Gilles Deleuze disait qu’on se rend aux expositions pour faire des rencontres. On n’en fait pas toujours. Au Zentrum Paul Klee de Berne, l’exposition Rose Wylie m’a ainsi laissé de marbre. En revanche, les neuf salles consacrées à Vija Celmins, à la Fondation Beyeler de Bâle, étaient d’un autre niveau.
Je ne connaissais pas cette artiste. Née à Riga (Lettonie) en 1938, émigrée aux États-Unis après guerre, elle commence par s’intéresser aux objets du quotidien moderne : lampes, avions, couvertures de magazines, etc. Ce qui la caractérise, c’est une grande minutie. Là où certains modernes tendent vers la ligne simple, une art dit « naïf », dont Rose Wylie montrait une version peu satisfaisante, Vija Celmins va dans l’accumulation de détails. Ses nuages, ses vagues, ses déserts, ses paysages lunaires, ses tapis de neige, sont millimétrés, parfois proches de la photographie, mais toujours entourés d’étrangeté.
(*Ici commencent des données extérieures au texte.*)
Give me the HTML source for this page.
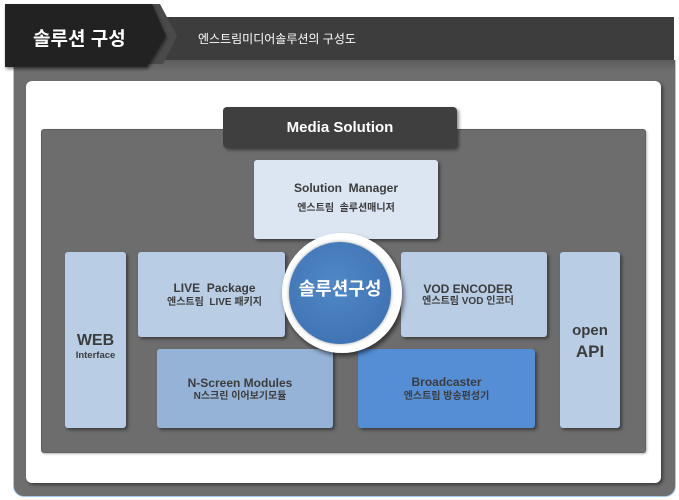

Au travail plus politique des années 60 succède une phase cosmique dans les années 70 : cieux étoiles, constellations. Le travail de l’image se fait plus distancié : Barrière est une toile bien plus onirique. Burning Man (1968) était sa seule toile représentant une figure humaine ; le ciel lui-même tend à disparaitre : dans les années 2000 apparaissent les tableaux noirs. Beaucoup de pierres (fabriquées par l’artiste), aussi, devant lesquelles je me suis rappelé quelques poèmes d’Yves Bonnefoy.

Les toiles oscillent entre deux espaces : l’infiniment grand du cosmos, avec ses étoiles minuscules dans le lointain (le fait de savoir qu’elle sont immenses en vérité est ce qui crée le dépaysement du regard), et l’infiniment petit du fragment de matière : toile d’araignée, morceau d’assiette, de vase ou de coquille, viennent prendre l’ensemble du regard. Le changement d’échelle, alors que les toiles ont des tailles semblables, oblige le spectateur à une gymnastique dans son rapport à l’image.
Les dernières toiles représentent des chutes de neige dans la nuit. De plus grand format, ce sont à mon avis ses meilleures, avec ses premiers travaux ; son obsession pour les cieux étoilés est certes intéressante, mais répétitive et moins surprenante. Les neiges qui tombent attirent l’oeil vers le bas, on se reprend à venir en haut et au centre, puis retomber naturellement. Il y a bien sûr un fond zen ou tao, seulement effleuré car ce n’est pas son rôle d’établir un discours ; un regard porté sur l’impermanent, le mouvement fugace, entouré de nuit.

La dernière salle projette un documentaire dont je n’ai pas noté les références, elles-mêmes introuvables sur le net. Il montre Vija Celmins au travail, dans son atelier, au moment de la préparation de l’exposition. Elle y parle par éléments fragmentés, mélangés l’humour et le tragique, comme tout bon moderniste. Chaque scène où elle est présente (il y a aussi beaucoup de plan très rapprochés sur ses outils et son environnement de travail) ressemble aux vidéos courtes de David Lynch : en ligne : phrasé lent et amusé, collocation étrange d’éléments amusants et d’éléments d’une vaste profondeur.
Il est bon de voir des artistes se chercher, affiner leur travail et leur pensée. Il est bon de voir quelqu’un prendre le temps de maîtriser son outil, d’user une technique puis de passer à une autre. Il est bon de réfléchir au rapport à la matière et aux images, de ralentir, vraiment ralentir. Toute cette exposition nous renvoyait dans le monde réel avec plus de concentration et d’intensité.
Merci pour la découverte… Une belle rencontre.